■ Your goal: Copy out the material below in full, but not its images.

■ Source excerpt:
========================
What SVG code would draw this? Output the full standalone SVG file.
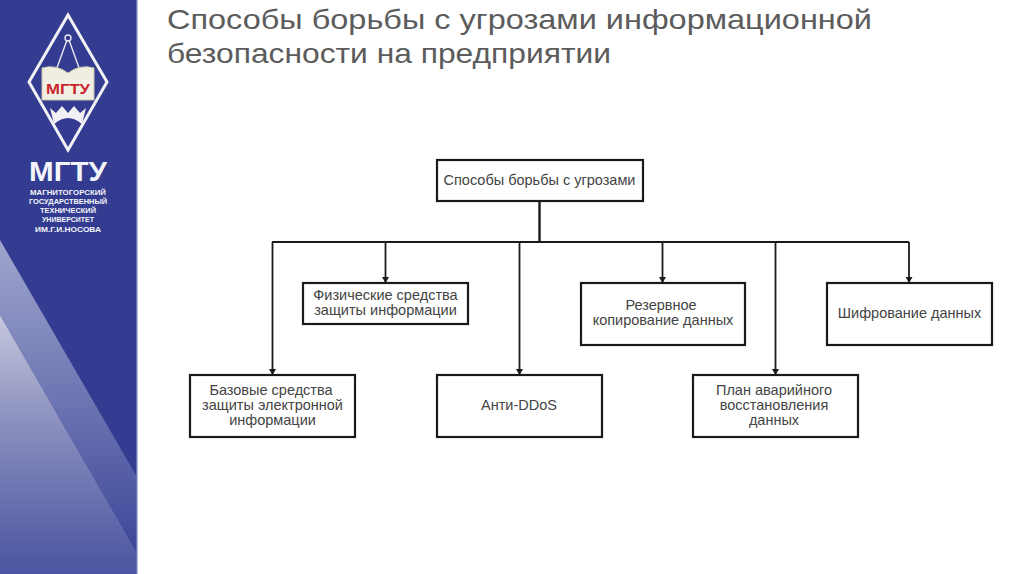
<svg xmlns="http://www.w3.org/2000/svg" width="1024" height="574" viewBox="0 0 1024 574">
<style>
.n{fill:#fff;stroke:#1a1a1a;stroke-width:2.2}
.l{font-family:"Liberation Sans",Arial,sans-serif;font-size:14.5px;fill:#444;text-anchor:middle}
.t{font-family:"Liberation Sans",Arial,sans-serif;font-size:28px;fill:#5c5c5c}
.c{fill:none;stroke:#1a1a1a;stroke-width:1.8}
.w{font-family:"Liberation Sans",Arial,sans-serif;font-weight:700;fill:#f4f5fa;text-anchor:middle}
</style>
<defs>
<marker id="a" markerUnits="userSpaceOnUse" markerWidth="7" markerHeight="7" refX="6" refY="3.500" orient="auto"><path d="M0 0L6 3.500L0 7Z" fill="#1a1a1a"/></marker>
<linearGradient id="g1" x1="0" y1="0" x2="0" y2="1"><stop offset="0" stop-color="#a0a6cd"/><stop offset="1" stop-color="#3c4698"/></linearGradient>
<linearGradient id="g2" x1="0" y1="0" x2="0" y2="1"><stop offset="0" stop-color="#c6c8dd"/><stop offset="0.4" stop-color="#8c91bf"/><stop offset="1" stop-color="#4a54a0"/></linearGradient>
</defs>
<rect width="1024" height="574" fill="#fff"/>
<g id="sidebar">
<rect x="0" y="0" width="137" height="574" fill="#333c90"/>
<path d="M0 240L137 477V553L0 315Z" fill="url(#g1)"/>
<path d="M0 315L137 553V574H0Z" fill="url(#g2)"/>
<rect x="136" y="0" width="1.500" height="574" fill="#6b73b0"/>
</g>
<g id="logo">
<path d="M68 15L107 82L68 150L29 82Z" fill="#333c90" stroke="#f1f1f6" stroke-width="3"/>
<path d="M67 40L54 76M69 40L82 76" fill="none" stroke="#e8e8f0" stroke-width="1.400"/>
<circle cx="68" cy="38" r="3" fill="none" stroke="#e8e8f0" stroke-width="1.400"/>
<path d="M42 68Q56 64 68 73Q80 64 94 68V100H42Z" fill="#f0eee2" stroke="#c9c6a8"/>
<rect x="46" y="79" width="44" height="16" fill="#f3f0e6"/>
<text x="68" y="94" font-family="Liberation Sans,Arial,sans-serif" font-size="15" font-weight="700" fill="#c8242c" text-anchor="middle" textLength="44" lengthAdjust="spacingAndGlyphs">МГТУ</text>
<path d="M50 108L56 113L62 106L68 113L74 106L80 113L86 108L82 124Q68 112 54 124Z" fill="#f0f0f5"/>
</g>
<g id="brand">
<text class="w" x="68" y="181" font-size="27" textLength="78" lengthAdjust="spacingAndGlyphs">МГТУ</text>
<text class="w" x="68" y="195" font-size="6.500" textLength="76" lengthAdjust="spacingAndGlyphs">МАГНИТОГОРСКИЙ</text>
<text class="w" x="68" y="204" font-size="6.500" textLength="78" lengthAdjust="spacingAndGlyphs">ГОСУДАРСТВЕННЫЙ</text>
<text class="w" x="68" y="213" font-size="6.500" textLength="56" lengthAdjust="spacingAndGlyphs">ТЕХНИЧЕСКИЙ</text>
<text class="w" x="68" y="222" font-size="6.500" textLength="52" lengthAdjust="spacingAndGlyphs">УНИВЕРСИТЕТ</text>
<text class="w" x="68" y="232" font-size="6.500" textLength="66" lengthAdjust="spacingAndGlyphs">ИМ.Г.И.НОСОВА</text>
</g>
<g id="title">
<text class="t" x="167" y="29" textLength="705" lengthAdjust="spacingAndGlyphs">Способы борьбы с угрозами информационной</text>
<text class="t" x="167" y="63" textLength="444" lengthAdjust="spacingAndGlyphs">безопасности на предприятии</text>
</g>
<g id="connectors">
<path class="c" d="M539.500 201V242" style="stroke-width:2.400"/>
<path class="c" d="M272 242H909" style="stroke-width:2"/>
<path class="c" d="M272.500 242V375" marker-end="url(#a)"/>
<path class="c" d="M385.500 242V283" marker-end="url(#a)"/>
<path class="c" d="M519.500 242V375" marker-end="url(#a)"/>
<path class="c" d="M662.500 242V283" marker-end="url(#a)"/>
<path class="c" d="M775.500 242V375" marker-end="url(#a)"/>
<path class="c" d="M909 242V283" marker-end="url(#a)"/>
</g>
<g id="n0"><rect class="n" x="437" y="160" width="206" height="41"/><text class="l" x="539.500" y="185">Способы борьбы с угрозами</text></g>
<g id="n1"><rect class="n" x="303" y="283" width="165" height="41"/><text class="l" x="385.500" y="300">Физические средства</text><text class="l" x="385.500" y="315">защиты информации</text></g>
<g id="n2"><rect class="n" x="190" y="375" width="165" height="62"/><text class="l" x="271" y="395">Базовые средства</text><text class="l" x="272.500" y="410">защиты электронной</text><text class="l" x="272.500" y="425">информации</text></g>
<g id="n3"><rect class="n" x="437" y="375" width="165" height="62"/><text class="l" x="519" y="410">Анти-DDoS</text></g>
<g id="n4"><rect class="n" x="581" y="283" width="164" height="62"/><text class="l" x="661" y="310">Резервное</text><text class="l" x="663" y="325">копирование данных</text></g>
<g id="n5"><rect class="n" x="827" y="283" width="165" height="62"/><text class="l" x="909.500" y="318">Шифрование данных</text></g>
<g id="n6"><rect class="n" x="693" y="375" width="165" height="62"/><text class="l" x="774" y="395">План аварийного</text><text class="l" x="774" y="410">восстановления</text><text class="l" x="774" y="425">данных</text></g>
</svg>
========================
■ Solution to the exercise:
What SVG code would draw this? Output the full standalone SVG file.
<svg xmlns="http://www.w3.org/2000/svg" width="1024" height="574" viewBox="0 0 1024 574">
<style>
.n{fill:#fff;stroke:#1a1a1a;stroke-width:2.2}
.l{font-family:"Liberation Sans",Arial,sans-serif;font-size:14.5px;fill:#444;text-anchor:middle}
.t{font-family:"Liberation Sans",Arial,sans-serif;font-size:28px;fill:#5c5c5c}
.c{fill:none;stroke:#1a1a1a;stroke-width:1.8}
.w{font-family:"Liberation Sans",Arial,sans-serif;font-weight:700;fill:#f4f5fa;text-anchor:middle}
</style>
<defs>
<marker id="a" markerUnits="userSpaceOnUse" markerWidth="7" markerHeight="7" refX="6" refY="3.500" orient="auto"><path d="M0 0L6 3.500L0 7Z" fill="#1a1a1a"/></marker>
<linearGradient id="g1" x1="0" y1="0" x2="0" y2="1"><stop offset="0" stop-color="#a0a6cd"/><stop offset="1" stop-color="#3c4698"/></linearGradient>
<linearGradient id="g2" x1="0" y1="0" x2="0" y2="1"><stop offset="0" stop-color="#c6c8dd"/><stop offset="0.4" stop-color="#8c91bf"/><stop offset="1" stop-color="#4a54a0"/></linearGradient>
</defs>
<rect width="1024" height="574" fill="#fff"/>
<g id="sidebar">
<rect x="0" y="0" width="137" height="574" fill="#333c90"/>
<path d="M0 240L137 477V553L0 315Z" fill="url(#g1)"/>
<path d="M0 315L137 553V574H0Z" fill="url(#g2)"/>
<rect x="136" y="0" width="1.500" height="574" fill="#6b73b0"/>
</g>
<g id="logo">
<path d="M68 15L107 82L68 150L29 82Z" fill="#333c90" stroke="#f1f1f6" stroke-width="3"/>
<path d="M67 40L54 76M69 40L82 76" fill="none" stroke="#e8e8f0" stroke-width="1.400"/>
<circle cx="68" cy="38" r="3" fill="none" stroke="#e8e8f0" stroke-width="1.400"/>
<path d="M42 68Q56 64 68 73Q80 64 94 68V100H42Z" fill="#f0eee2" stroke="#c9c6a8"/>
<rect x="46" y="79" width="44" height="16" fill="#f3f0e6"/>
<text x="68" y="94" font-family="Liberation Sans,Arial,sans-serif" font-size="15" font-weight="700" fill="#c8242c" text-anchor="middle" textLength="44" lengthAdjust="spacingAndGlyphs">МГТУ</text>
<path d="M50 108L56 113L62 106L68 113L74 106L80 113L86 108L82 124Q68 112 54 124Z" fill="#f0f0f5"/>
</g>
<g id="brand">
<text class="w" x="68" y="181" font-size="27" textLength="78" lengthAdjust="spacingAndGlyphs">МГТУ</text>
<text class="w" x="68" y="195" font-size="6.500" textLength="76" lengthAdjust="spacingAndGlyphs">МАГНИТОГОРСКИЙ</text>
<text class="w" x="68" y="204" font-size="6.500" textLength="78" lengthAdjust="spacingAndGlyphs">ГОСУДАРСТВЕННЫЙ</text>
<text class="w" x="68" y="213" font-size="6.500" textLength="56" lengthAdjust="spacingAndGlyphs">ТЕХНИЧЕСКИЙ</text>
<text class="w" x="68" y="222" font-size="6.500" textLength="52" lengthAdjust="spacingAndGlyphs">УНИВЕРСИТЕТ</text>
<text class="w" x="68" y="232" font-size="6.500" textLength="66" lengthAdjust="spacingAndGlyphs">ИМ.Г.И.НОСОВА</text>
</g>
<g id="title">
<text class="t" x="167" y="29" textLength="705" lengthAdjust="spacingAndGlyphs">Способы борьбы с угрозами информационной</text>
<text class="t" x="167" y="63" textLength="444" lengthAdjust="spacingAndGlyphs">безопасности на предприятии</text>
</g>
<g id="connectors">
<path class="c" d="M539.500 201V242" style="stroke-width:2.400"/>
<path class="c" d="M272 242H909" style="stroke-width:2"/>
<path class="c" d="M272.500 242V375" marker-end="url(#a)"/>
<path class="c" d="M385.500 242V283" marker-end="url(#a)"/>
<path class="c" d="M519.500 242V375" marker-end="url(#a)"/>
<path class="c" d="M662.500 242V283" marker-end="url(#a)"/>
<path class="c" d="M775.500 242V375" marker-end="url(#a)"/>
<path class="c" d="M909 242V283" marker-end="url(#a)"/>
</g>
<g id="n0"><rect class="n" x="437" y="160" width="206" height="41"/><text class="l" x="539.500" y="185">Способы борьбы с угрозами</text></g>
<g id="n1"><rect class="n" x="303" y="283" width="165" height="41"/><text class="l" x="385.500" y="300">Физические средства</text><text class="l" x="385.500" y="315">защиты информации</text></g>
<g id="n2"><rect class="n" x="190" y="375" width="165" height="62"/><text class="l" x="271" y="395">Базовые средства</text><text class="l" x="272.500" y="410">защиты электронной</text><text class="l" x="272.500" y="425">информации</text></g>
<g id="n3"><rect class="n" x="437" y="375" width="165" height="62"/><text class="l" x="519" y="410">Анти-DDoS</text></g>
<g id="n4"><rect class="n" x="581" y="283" width="164" height="62"/><text class="l" x="661" y="310">Резервное</text><text class="l" x="663" y="325">копирование данных</text></g>
<g id="n5"><rect class="n" x="827" y="283" width="165" height="62"/><text class="l" x="909.500" y="318">Шифрование данных</text></g>
<g id="n6"><rect class="n" x="693" y="375" width="165" height="62"/><text class="l" x="774" y="395">План аварийного</text><text class="l" x="774" y="410">восстановления</text><text class="l" x="774" y="425">данных</text></g>
</svg>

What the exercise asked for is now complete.